Work to complete – Extract exactly the lines from the top of the records through the line containing "values = [saklan, moraga, california]", and keep pictures out of the copy.
#### Data excerpts ####
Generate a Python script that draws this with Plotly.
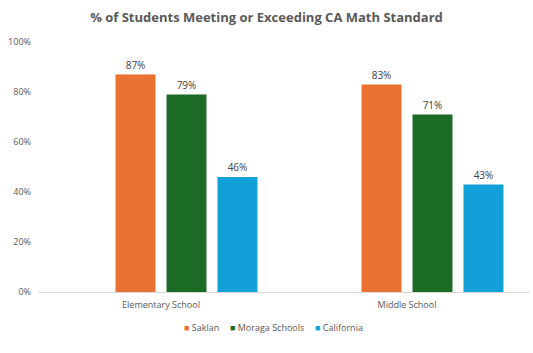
import plotly.graph_objects as go

categories = ["Elementary School", "Middle School"]
series_names = ["Saklan", "Moraga Schools", "California"]
saklan = [87, 83]
moraga = [79, 71]
california = [46, 43]
y_ticks = [0, 20, 40, 60, 80, 100]

colors = ["#E97132", "#1B6B25", "#11A0D7"]
values = [saklan, moraga, california]

fig = go.Figure()
# empty leading series (occupies the first slot in each group, as in the source chart)
fig.add_trace(go.Bar(x=[0, 1], y=[None, None], name="", showlegend=False, hoverinfo="skip"))
for name, vals, c in zip(series_names, values, colors):
    fig.add_trace(go.Bar(
        x=[0, 1], y=vals, name=name, marker=dict(color=c, line=dict(width=0)),
        text=[f"{v}%" for v in vals], textposition="outside",
        textfont=dict(family="Open Sans", size=10, color="#404040"),
        cliponaxis=False, showlegend=False,
    ))

# compact legend built from text
plot_l, plot_w, plot_b, plot_h = 38, 492, 292, 250
legend_x = [182, 228, 313]
for name, c, px in zip(series_names, colors, legend_x):
    fig.add_annotation(
        xref="paper", yref="paper", x=(px - plot_l) / plot_w, y=(plot_b - 327) / plot_h,
        xanchor="left", yanchor="middle", showarrow=False,
        text=f'<span style="color:{c}">■</span> {name}',
        font=dict(family="Open Sans", size=9, color="#595959"),
    )

fig.update_layout(
    width=533, height=353,
    margin=dict(l=38, r=3, t=42, b=61),
    paper_bgcolor="white", plot_bgcolor="white",
    barmode="group", bargap=0.171, bargroupgap=0.216,
    title=dict(text="<b>% of Students Meeting or Exceeding CA Math Standard</b>",
               x=0.5, xanchor="center", y=1 - 17/353, yanchor="middle",
               font=dict(family="Open Sans", size=13, color="#595959")),
    showlegend=False,
)
fig.update_xaxes(
    range=[-0.5, 1.5], tickvals=[0, 1], ticktext=categories,
    showline=True, linecolor="#D9D9D9", linewidth=1, showgrid=False, zeroline=False,
    ticks="", ticklabelstandoff=4, tickfont=dict(family="Open Sans", size=9, color="#595959"),
)
fig.update_yaxes(
    range=[0, 100], tickvals=y_ticks, ticktext=[f"{v}%" for v in y_ticks],
    showgrid=False, zeroline=False, showline=False, ticks="", ticklabelstandoff=6,
    tickfont=dict(family="Open Sans", size=9, color="#595959"),
)
fig.write_html("out.html")
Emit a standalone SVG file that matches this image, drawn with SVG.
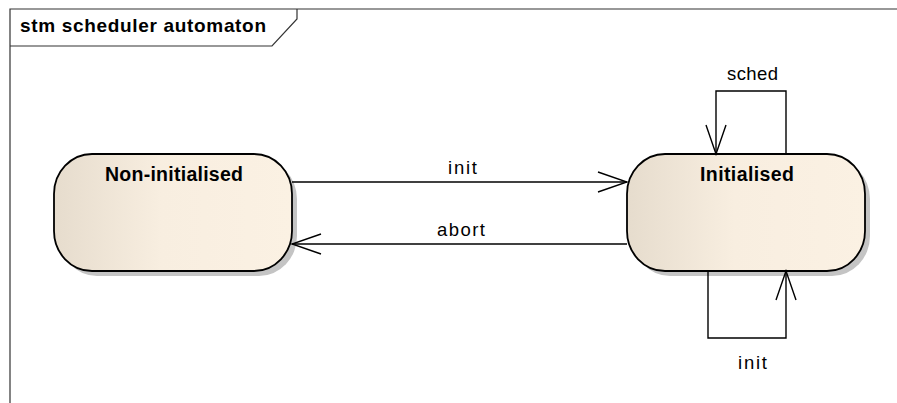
####
Solved problem –
Generate a Python script that draws this with Plotly.
import plotly.graph_objects as go

categories = ["Elementary School", "Middle School"]
series_names = ["Saklan", "Moraga Schools", "California"]
saklan = [87, 83]
moraga = [79, 71]
california = [46, 43]
y_ticks = [0, 20, 40, 60, 80, 100]

colors = ["#E97132", "#1B6B25", "#11A0D7"]
values = [saklan, moraga, california]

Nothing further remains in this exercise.